Let $a_t$ : white noise, independent of its past values of $Z_t$

The first-order autoregressive process (AR(1)) $Z_t$ is defined as

$Z_t=\varphi Z_{t-1}+a_t$

Where $\varphi$ is a constant

Stationarity Condition

The AR(1) process is weakly stationary if and only if: $|\varphi |<1$ This is equivalent to the root of the characteristic equation $1-\varphi B=0$ lying outside the unit circle ($|B|>1$, because $1-\varphi B=0⟺1=\varphi B⟺B=\frac{1}{\varphi }$).

Autocorrelation Function

For a stationary AR(1) process, the autocorrelation function (ACF) is: ${\rho }_k={\varphi }^k,k\ge 0$ The ACF decays exponentially towards zero.

Example: Explosive AR(1) Process

An AR(1) process $Z_t=\varphi Z_{t-1}+a_t$ where $|\varphi |>1$. In this case, the weights of past shocks do not decay but grow exponentially.
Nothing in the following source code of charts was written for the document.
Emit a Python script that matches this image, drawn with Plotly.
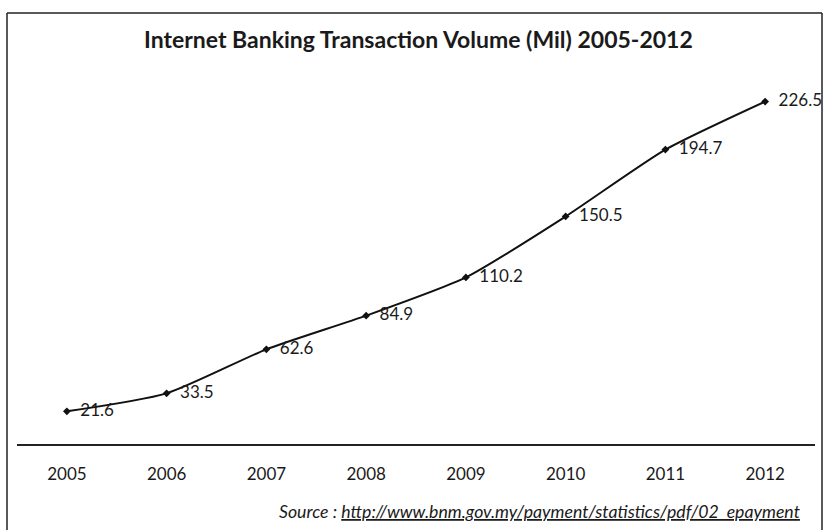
import plotly.graph_objects as go

years = ["2005", "2006", "2007", "2008", "2009", "2010", "2011", "2012"]
volume = [21.6, 33.5, 62.6, 84.9, 110.2, 150.5, 194.7, 226.5]
labels = ["21.6", "33.5", "62.6", "84.9", "110.2", "150.5", "194.7", "226.5"]

title_text = "<b>Internet Banking Transaction Volume (Mil) 2005-2012</b>"
source_text = "<i>Source : <u>http://www.bnm.gov.my/payment/statistics/pdf/02_epayment</u></i>"

FONT = "Lato, Open Sans, sans-serif"

fig = go.Figure()
fig.add_trace(go.Scatter(
    x=years, y=volume, mode="lines+markers+text",
    text=["\u00a0\u00a0" + t for t in labels], textposition="middle right",
    textfont=dict(family=FONT, size=17, color="#1a1a1a"),
    line=dict(color="#111111", width=2, shape="spline", smoothing=0.6),
    marker=dict(symbol="diamond", size=6, color="#111111"),
    cliponaxis=False, showlegend=False,
))

L, R, T, B = 17, 9, 66, 86
W, H = 824, 530
pw, ph = W - L - R, H - T - B

def px(x):
    return (x - L) / pw

def py(y):
    return (H - B - y) / ph

fig.update_layout(
    width=W, height=H,
    margin=dict(l=L, r=R, t=T, b=B),
    paper_bgcolor="white", plot_bgcolor="white",
    xaxis=dict(type="category", range=[-0.5, len(years) - 0.5], showgrid=False, zeroline=False,
               showline=True, linecolor="#222222", linewidth=1.5,
               ticks="", ticklabelstandoff=14,
               tickfont=dict(family=FONT, size=17, color="#1a1a1a")),
    yaxis=dict(range=[0, 250], visible=False, showgrid=False, zeroline=False),
    annotations=[
        dict(text=title_text, x=px(418), y=py(39), xref="paper", yref="paper",
             xanchor="center", yanchor="middle", showarrow=False,
             font=dict(family=FONT, size=23, color="#1a1a1a")),
        dict(text=source_text, x=px(802), y=py(511), xref="paper", yref="paper",
             xanchor="right", yanchor="middle", showarrow=False,
             font=dict(family=FONT, size=17.7, color="#1a1a1a")),
    ],
    shapes=[
        dict(type="line", xref="paper", yref="paper", x0=px(7), x1=px(822), y0=py(13), y1=py(13),
             line=dict(color="#222222", width=1.5)),
        dict(type="line", xref="paper", yref="paper", x0=px(7), x1=px(7), y0=py(13), y1=py(530),
             line=dict(color="#222222", width=1.5)),
        dict(type="line", xref="paper", yref="paper", x0=px(822), x1=px(822), y0=py(13), y1=py(530),
             line=dict(color="#222222", width=1.5)),
    ],
)

fig.write_html("out.html")
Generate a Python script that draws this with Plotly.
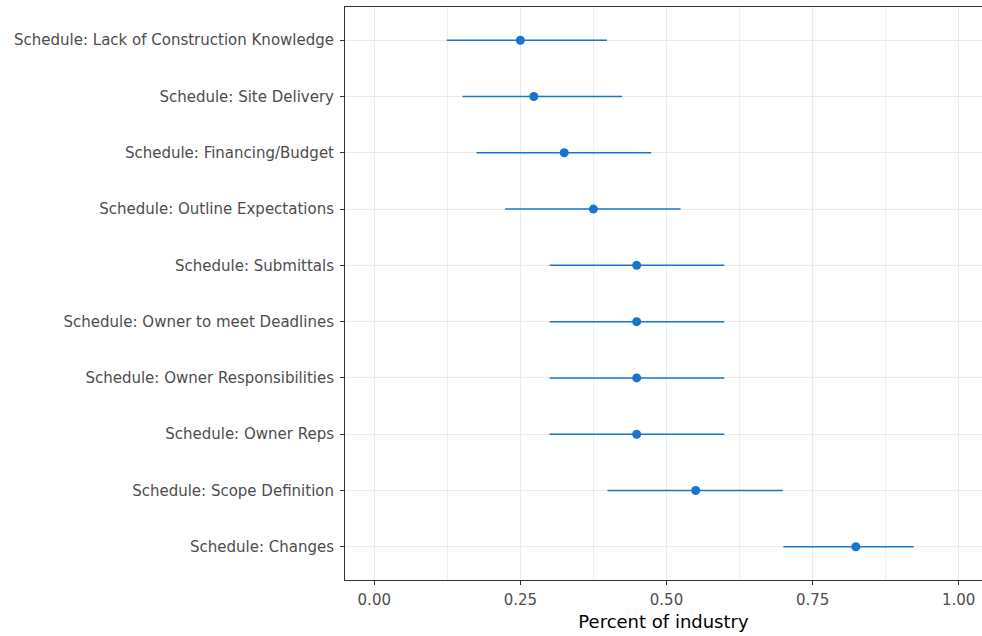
import plotly.graph_objects as go

categories = [
    "Schedule: Lack of Construction Knowledge",
    "Schedule: Site Delivery",
    "Schedule: Financing/Budget",
    "Schedule: Outline Expectations",
    "Schedule: Submittals",
    "Schedule: Owner to meet Deadlines",
    "Schedule: Owner Responsibilities",
    "Schedule: Owner Reps",
    "Schedule: Scope Definition",
    "Schedule: Changes",
]
estimate = [0.250, 0.273, 0.325, 0.375, 0.449, 0.449, 0.449, 0.449, 0.550, 0.824]
lower = [0.124, 0.151, 0.175, 0.224, 0.300, 0.300, 0.300, 0.300, 0.399, 0.700]
upper = [0.398, 0.424, 0.474, 0.524, 0.599, 0.599, 0.599, 0.599, 0.699, 0.923]
x_ticks = [0.0, 0.25, 0.5, 0.75, 1.0]
x_tick_labels = ["0.00", "0.25", "0.50", "0.75", "1.00"]

color = "#1874CD"
font_family = "DejaVu Sans, Liberation Sans, Arial, sans-serif"

fig = go.Figure()
fig.add_trace(go.Scatter(
    x=estimate,
    y=categories,
    mode="markers",
    marker=dict(color=color, size=9, line=dict(width=0)),
    error_x=dict(
        type="data",
        symmetric=False,
        array=[u - e for u, e in zip(upper, estimate)],
        arrayminus=[e - l for e, l in zip(estimate, lower)],
        color=color,
        thickness=1.5,
        width=0,
    ),
    showlegend=False,
))

fig.update_layout(
    width=982,
    height=636,
    margin=dict(l=345, r=0, t=7, b=56),
    paper_bgcolor="white",
    plot_bgcolor="white",
    font=dict(family=font_family, color="#4D4D4D", size=15),
    xaxis=dict(
        range=[-0.0501, 1.0399],
        tickvals=x_ticks,
        ticktext=x_tick_labels,
        showgrid=True,
        gridcolor="#EBEBEB",
        gridwidth=1,
        minor=dict(dtick=0.125, tick0=0, showgrid=True, gridcolor="#EFEFEF", gridwidth=1),
        showline=True,
        mirror=True,
        linecolor="#333333",
        linewidth=1,
        ticks="outside",
        ticklen=4,
        tickcolor="#333333",
        ticklabelstandoff=2,
        tickfont=dict(size=15, color="#4D4D4D"),
        zeroline=False,
        title=dict(text="Percent of industry", font=dict(size=18, color="black"), standoff=7),
    ),
    yaxis=dict(
        categoryorder="array",
        categoryarray=categories,
        range=[9.59, -0.59],
        showgrid=True,
        gridcolor="#EBEBEB",
        gridwidth=1,
        showline=True,
        mirror=False,
        linecolor="#333333",
        linewidth=1,
        ticks="outside",
        ticklen=4,
        tickcolor="#333333",
        ticklabelstandoff=3,
        tickfont=dict(size=15, color="#4D4D4D"),
        zeroline=False,
    ),
)

fig.write_html("out.html")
The variance increases rapidly with time, and the series “explodes,” moving away from its starting value. This is a non-stationary process.

Example: Mean of an AR(1) Process

Let $a_t$ be white noise, and let $\{Y_t\}$ be an AR(1) process

$$\begin{array}{rl}E[Y_t]& =E[a_t+\varphi Y_{t-1}]\end{array}$$

Example: Variance of an AR(1) Process

Let $\{Y_t\}$ be an AR(1) process defined as: $Y_t=0.2+0.4Y_{t-1}+a_t$

Where $a_t$ is white noise process with mean 0 and variance 1.

By definition, since $a_t$ is independent of its past $Y_t$ values, then $\text{Cov}(Y_t,a_t)=0$ for all $t$.

An AR(1) process is said to be weakly stationary, if $|\varphi |<1$. Therefore $Y_t$ is weakly stationary. Consequently, $E{Y}_t=\mu$ and $\text{Var}(Y_t)={\sigma }^2$ is constant for all $t$.

Its variance is:

$$\begin{array}{rl}\text{Var}(Y_t)& =\text{Var}(0.2+0.4Y_{t-1}+a_t)\\ & =\text{Var}(0.4Y_{t-1})+\text{Var}(a_t)+2\text{Cov}(0.4Y_{t-1},a_t)\\ {\sigma }^2& =0.16{\sigma }^2+1\\ 0.84{\sigma }^2& =1\\ {\sigma }^2& =\frac{1}{0.84}=1.19\end{array}$$